» Exercise directions
Reproduce only this span: the line containing "Write a Python", the line containing "from matplotlib.patches import Rectangle", and every line between them, all exactly as given.
[start]
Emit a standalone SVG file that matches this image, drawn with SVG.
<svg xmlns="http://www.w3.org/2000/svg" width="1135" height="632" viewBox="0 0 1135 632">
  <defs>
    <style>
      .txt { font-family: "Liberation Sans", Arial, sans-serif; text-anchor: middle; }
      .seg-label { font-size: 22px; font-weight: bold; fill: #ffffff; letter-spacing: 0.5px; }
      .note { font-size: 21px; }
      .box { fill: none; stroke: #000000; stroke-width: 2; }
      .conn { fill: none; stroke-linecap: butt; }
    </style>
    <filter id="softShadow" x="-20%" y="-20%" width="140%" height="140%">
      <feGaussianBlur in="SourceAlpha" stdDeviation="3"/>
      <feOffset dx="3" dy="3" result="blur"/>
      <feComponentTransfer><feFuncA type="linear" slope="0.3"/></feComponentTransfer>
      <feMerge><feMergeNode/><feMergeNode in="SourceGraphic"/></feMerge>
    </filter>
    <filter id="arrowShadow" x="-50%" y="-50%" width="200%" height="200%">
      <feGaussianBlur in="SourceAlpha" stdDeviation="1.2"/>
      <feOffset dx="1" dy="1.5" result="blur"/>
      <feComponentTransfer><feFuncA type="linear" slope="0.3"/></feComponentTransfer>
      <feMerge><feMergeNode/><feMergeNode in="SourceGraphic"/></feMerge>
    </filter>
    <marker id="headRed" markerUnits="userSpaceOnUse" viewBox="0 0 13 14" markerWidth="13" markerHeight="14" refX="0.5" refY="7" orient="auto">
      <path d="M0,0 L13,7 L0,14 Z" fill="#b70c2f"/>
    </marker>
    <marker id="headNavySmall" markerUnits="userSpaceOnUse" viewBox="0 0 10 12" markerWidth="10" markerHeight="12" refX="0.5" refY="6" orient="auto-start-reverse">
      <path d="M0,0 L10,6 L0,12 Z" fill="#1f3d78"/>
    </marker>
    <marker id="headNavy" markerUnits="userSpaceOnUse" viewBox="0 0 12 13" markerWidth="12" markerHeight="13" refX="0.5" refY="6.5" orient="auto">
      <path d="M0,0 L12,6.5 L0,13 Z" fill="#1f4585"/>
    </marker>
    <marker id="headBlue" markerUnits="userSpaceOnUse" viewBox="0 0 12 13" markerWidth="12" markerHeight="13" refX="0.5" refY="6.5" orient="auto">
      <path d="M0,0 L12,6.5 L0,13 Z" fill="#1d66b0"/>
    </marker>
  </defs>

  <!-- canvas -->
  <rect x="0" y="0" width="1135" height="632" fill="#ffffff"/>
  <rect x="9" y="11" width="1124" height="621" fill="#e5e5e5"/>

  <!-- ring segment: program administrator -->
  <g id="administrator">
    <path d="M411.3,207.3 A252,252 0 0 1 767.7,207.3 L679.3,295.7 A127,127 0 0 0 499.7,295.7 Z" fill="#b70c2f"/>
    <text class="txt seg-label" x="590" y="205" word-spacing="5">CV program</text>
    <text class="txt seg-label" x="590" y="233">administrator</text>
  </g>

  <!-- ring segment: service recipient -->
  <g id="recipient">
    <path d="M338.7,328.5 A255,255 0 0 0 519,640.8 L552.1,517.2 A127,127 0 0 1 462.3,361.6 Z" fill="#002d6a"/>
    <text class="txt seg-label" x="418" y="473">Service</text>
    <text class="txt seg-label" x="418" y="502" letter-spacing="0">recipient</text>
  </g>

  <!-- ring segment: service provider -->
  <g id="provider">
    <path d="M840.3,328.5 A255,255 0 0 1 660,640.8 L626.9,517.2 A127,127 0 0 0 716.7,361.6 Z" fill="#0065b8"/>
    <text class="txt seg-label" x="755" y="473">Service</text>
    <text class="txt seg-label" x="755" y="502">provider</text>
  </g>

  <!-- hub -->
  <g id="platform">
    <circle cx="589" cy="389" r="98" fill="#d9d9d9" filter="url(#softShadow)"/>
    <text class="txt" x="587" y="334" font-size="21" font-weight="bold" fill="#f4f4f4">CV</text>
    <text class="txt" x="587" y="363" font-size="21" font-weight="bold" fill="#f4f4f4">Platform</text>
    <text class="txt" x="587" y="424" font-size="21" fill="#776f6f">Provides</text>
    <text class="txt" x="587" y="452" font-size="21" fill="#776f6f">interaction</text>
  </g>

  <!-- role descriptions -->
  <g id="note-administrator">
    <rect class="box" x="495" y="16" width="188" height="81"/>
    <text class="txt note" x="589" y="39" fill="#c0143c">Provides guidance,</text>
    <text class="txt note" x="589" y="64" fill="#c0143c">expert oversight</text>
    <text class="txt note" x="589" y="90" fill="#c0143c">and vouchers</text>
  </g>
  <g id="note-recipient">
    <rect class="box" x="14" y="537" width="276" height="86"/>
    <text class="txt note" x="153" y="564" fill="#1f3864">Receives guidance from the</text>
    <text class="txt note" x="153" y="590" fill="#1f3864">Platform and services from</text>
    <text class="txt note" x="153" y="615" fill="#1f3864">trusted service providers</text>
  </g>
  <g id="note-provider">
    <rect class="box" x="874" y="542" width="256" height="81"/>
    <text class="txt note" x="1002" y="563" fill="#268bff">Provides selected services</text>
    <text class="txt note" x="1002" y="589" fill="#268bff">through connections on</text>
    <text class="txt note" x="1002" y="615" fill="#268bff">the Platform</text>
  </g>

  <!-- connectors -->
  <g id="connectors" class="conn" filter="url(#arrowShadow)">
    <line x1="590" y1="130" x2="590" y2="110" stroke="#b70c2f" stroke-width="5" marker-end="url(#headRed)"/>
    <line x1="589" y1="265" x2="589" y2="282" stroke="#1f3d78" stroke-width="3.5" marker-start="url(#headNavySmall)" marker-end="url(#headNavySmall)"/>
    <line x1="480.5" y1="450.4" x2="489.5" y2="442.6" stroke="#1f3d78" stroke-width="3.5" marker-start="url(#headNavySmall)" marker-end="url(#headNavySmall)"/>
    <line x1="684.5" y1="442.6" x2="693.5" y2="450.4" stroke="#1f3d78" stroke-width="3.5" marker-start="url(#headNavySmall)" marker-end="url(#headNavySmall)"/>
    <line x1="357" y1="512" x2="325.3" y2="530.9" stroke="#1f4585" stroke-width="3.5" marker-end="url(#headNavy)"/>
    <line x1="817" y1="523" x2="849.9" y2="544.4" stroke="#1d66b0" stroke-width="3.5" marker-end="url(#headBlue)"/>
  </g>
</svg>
[end]
[start]
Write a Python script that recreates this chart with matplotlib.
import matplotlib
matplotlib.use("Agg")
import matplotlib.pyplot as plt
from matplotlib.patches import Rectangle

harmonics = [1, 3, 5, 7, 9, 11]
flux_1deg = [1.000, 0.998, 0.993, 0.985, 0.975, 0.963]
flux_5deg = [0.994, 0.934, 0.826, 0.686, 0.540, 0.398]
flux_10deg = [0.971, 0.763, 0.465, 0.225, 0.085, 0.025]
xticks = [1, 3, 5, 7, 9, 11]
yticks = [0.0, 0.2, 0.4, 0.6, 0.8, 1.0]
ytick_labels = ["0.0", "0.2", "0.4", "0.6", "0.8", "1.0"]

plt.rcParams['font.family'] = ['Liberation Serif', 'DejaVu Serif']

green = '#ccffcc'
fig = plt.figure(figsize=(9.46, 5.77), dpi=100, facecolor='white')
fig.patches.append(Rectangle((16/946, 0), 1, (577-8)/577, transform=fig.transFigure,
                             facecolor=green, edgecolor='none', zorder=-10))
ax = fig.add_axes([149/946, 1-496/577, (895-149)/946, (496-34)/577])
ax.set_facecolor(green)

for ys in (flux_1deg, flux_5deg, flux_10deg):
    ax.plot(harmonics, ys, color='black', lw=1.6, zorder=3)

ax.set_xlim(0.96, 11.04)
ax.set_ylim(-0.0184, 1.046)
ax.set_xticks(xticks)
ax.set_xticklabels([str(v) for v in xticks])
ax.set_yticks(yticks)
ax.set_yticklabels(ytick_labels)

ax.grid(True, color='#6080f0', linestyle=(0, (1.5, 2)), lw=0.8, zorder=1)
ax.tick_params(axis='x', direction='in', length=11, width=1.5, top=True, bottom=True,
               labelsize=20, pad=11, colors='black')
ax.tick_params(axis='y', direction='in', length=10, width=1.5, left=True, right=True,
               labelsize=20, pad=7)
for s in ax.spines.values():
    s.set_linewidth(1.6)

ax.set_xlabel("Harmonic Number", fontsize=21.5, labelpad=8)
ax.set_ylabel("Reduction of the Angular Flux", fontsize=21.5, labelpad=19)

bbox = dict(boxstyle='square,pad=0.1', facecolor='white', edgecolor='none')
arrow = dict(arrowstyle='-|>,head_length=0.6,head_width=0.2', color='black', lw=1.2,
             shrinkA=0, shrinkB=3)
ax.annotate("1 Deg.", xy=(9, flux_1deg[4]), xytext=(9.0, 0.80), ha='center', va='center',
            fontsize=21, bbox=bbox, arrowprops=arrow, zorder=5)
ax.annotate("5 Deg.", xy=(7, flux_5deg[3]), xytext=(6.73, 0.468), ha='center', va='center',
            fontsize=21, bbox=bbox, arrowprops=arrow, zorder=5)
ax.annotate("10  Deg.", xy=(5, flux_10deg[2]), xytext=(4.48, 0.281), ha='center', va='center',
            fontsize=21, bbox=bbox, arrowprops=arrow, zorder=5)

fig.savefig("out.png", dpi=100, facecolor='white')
[end]
[start]
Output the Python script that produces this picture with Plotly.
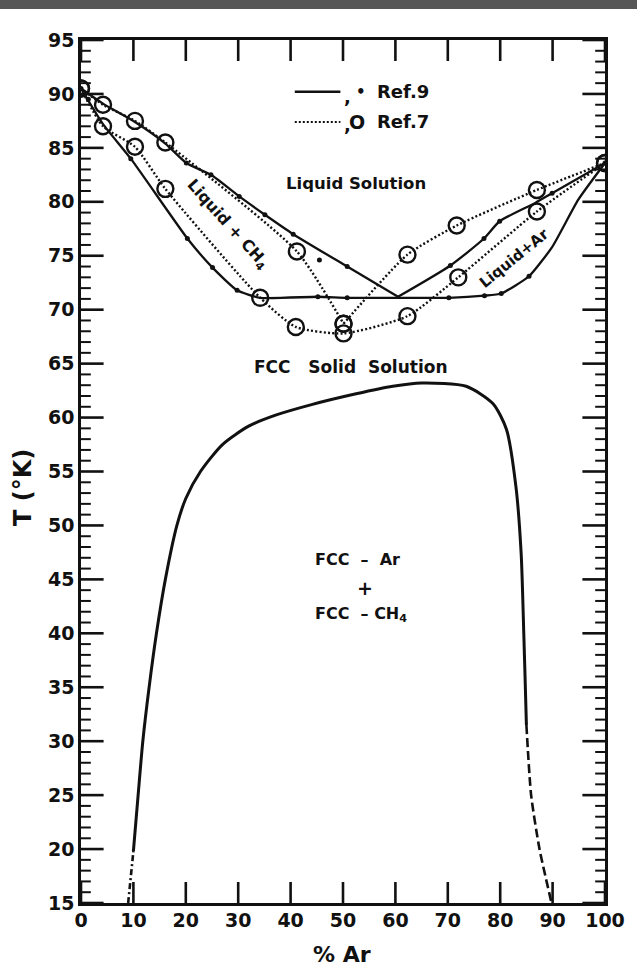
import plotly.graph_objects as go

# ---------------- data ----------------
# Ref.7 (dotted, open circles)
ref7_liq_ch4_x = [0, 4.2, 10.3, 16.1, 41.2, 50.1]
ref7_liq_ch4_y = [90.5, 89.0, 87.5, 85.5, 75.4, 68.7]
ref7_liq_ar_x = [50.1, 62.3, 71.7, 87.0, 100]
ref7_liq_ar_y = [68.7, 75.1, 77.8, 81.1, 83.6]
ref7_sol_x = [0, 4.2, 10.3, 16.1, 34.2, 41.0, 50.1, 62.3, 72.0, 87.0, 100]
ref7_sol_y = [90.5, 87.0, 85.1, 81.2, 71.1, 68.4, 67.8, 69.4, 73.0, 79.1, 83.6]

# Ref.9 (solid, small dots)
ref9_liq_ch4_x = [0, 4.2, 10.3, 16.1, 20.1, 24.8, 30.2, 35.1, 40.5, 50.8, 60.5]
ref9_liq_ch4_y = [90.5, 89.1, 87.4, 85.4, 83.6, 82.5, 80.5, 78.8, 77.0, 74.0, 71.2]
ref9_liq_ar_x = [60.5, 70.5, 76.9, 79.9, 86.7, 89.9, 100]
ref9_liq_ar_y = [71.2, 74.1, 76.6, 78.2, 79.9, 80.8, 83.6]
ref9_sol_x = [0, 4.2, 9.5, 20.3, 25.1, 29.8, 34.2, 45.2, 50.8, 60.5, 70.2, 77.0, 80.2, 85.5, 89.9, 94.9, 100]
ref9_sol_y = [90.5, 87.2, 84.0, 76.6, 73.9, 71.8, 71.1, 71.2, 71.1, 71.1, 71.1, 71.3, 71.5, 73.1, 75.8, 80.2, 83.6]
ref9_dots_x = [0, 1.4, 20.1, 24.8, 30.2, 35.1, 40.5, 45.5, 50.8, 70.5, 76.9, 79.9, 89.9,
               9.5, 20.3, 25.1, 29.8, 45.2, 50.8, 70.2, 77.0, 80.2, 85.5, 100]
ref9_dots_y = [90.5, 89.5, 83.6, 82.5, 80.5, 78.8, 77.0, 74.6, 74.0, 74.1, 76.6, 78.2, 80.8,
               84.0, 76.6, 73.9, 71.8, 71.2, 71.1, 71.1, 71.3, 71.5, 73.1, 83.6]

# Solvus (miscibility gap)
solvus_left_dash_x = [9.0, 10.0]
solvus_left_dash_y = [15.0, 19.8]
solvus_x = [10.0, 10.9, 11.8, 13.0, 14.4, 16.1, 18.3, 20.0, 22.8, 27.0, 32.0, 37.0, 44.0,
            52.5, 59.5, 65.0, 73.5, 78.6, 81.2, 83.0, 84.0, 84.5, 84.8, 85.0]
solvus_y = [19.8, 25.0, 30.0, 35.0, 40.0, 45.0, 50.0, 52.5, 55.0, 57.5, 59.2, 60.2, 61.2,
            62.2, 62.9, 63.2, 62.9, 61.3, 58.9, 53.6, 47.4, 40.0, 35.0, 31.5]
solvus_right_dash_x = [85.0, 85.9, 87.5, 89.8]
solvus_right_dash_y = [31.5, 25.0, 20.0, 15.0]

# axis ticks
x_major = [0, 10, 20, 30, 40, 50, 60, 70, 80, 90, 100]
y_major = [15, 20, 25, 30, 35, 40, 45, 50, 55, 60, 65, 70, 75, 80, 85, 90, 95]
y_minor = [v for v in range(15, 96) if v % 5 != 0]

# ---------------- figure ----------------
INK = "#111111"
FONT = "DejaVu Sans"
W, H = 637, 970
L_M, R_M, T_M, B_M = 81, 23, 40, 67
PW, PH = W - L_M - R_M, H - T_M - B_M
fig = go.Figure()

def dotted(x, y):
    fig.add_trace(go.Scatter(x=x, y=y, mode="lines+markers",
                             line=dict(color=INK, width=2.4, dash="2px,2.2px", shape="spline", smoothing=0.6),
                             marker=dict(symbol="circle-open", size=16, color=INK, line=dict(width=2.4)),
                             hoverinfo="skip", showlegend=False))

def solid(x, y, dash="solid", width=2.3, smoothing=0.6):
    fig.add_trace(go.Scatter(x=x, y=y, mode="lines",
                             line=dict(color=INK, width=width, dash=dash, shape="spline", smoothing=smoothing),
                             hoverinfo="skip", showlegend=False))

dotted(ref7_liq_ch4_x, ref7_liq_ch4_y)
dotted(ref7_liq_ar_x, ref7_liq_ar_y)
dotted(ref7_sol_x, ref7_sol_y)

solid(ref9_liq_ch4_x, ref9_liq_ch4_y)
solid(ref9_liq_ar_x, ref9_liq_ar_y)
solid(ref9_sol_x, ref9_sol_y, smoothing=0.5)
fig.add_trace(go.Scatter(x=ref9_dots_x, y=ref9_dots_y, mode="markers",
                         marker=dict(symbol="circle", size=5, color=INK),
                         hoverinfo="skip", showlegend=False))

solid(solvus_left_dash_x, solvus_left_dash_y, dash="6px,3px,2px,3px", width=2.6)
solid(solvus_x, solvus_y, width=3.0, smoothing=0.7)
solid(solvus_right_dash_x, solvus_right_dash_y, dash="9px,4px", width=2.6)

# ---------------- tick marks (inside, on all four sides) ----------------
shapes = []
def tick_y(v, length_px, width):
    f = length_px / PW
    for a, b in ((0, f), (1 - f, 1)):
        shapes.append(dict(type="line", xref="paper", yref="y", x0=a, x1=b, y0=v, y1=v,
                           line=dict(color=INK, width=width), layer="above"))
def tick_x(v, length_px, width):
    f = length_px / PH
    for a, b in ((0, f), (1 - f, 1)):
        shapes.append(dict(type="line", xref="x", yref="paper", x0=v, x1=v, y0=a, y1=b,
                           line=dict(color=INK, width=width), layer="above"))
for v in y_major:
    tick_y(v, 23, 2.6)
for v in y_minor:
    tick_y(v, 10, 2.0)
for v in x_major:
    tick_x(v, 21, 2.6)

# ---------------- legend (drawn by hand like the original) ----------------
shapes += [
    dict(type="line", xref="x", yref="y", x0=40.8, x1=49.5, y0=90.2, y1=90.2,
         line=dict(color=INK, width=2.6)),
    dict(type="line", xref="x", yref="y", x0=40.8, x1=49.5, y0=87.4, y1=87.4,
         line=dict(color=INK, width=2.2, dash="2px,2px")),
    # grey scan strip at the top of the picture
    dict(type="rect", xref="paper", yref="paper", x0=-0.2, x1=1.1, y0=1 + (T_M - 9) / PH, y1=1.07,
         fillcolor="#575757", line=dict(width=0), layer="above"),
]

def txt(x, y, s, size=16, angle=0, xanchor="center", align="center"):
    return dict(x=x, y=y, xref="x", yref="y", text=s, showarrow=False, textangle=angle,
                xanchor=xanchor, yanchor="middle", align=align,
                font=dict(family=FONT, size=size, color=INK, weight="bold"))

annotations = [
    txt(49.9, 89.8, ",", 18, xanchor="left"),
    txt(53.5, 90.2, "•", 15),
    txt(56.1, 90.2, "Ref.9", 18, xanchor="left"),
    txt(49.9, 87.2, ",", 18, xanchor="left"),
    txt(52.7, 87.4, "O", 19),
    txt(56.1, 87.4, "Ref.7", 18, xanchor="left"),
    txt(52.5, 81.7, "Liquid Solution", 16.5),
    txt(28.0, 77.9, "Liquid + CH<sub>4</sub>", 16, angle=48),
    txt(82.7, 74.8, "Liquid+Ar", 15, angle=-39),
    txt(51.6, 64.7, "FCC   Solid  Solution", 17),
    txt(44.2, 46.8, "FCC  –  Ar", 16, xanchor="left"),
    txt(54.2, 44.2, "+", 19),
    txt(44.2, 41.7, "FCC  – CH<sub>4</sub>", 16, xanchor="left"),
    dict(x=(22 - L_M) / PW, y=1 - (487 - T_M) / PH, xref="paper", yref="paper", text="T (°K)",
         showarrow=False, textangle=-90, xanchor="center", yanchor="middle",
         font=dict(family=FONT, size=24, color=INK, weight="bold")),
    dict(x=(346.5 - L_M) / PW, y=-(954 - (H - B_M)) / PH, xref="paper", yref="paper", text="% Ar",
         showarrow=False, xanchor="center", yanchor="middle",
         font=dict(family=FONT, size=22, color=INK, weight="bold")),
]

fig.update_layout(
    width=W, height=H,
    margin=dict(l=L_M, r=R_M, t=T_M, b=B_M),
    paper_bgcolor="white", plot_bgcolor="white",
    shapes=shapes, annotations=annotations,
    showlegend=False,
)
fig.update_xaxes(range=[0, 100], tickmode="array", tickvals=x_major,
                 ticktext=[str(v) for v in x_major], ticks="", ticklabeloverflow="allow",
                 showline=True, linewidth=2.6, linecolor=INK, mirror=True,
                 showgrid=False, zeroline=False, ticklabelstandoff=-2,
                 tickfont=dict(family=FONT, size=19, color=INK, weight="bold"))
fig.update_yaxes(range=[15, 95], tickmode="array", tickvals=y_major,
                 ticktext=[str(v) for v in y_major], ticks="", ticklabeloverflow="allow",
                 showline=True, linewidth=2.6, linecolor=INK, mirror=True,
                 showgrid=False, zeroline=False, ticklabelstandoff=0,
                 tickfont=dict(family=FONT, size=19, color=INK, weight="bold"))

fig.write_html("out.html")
[end]
» Expected answer
Write a Python script that recreates this chart with matplotlib.
import matplotlib
matplotlib.use("Agg")
import matplotlib.pyplot as plt
from matplotlib.patches import Rectangle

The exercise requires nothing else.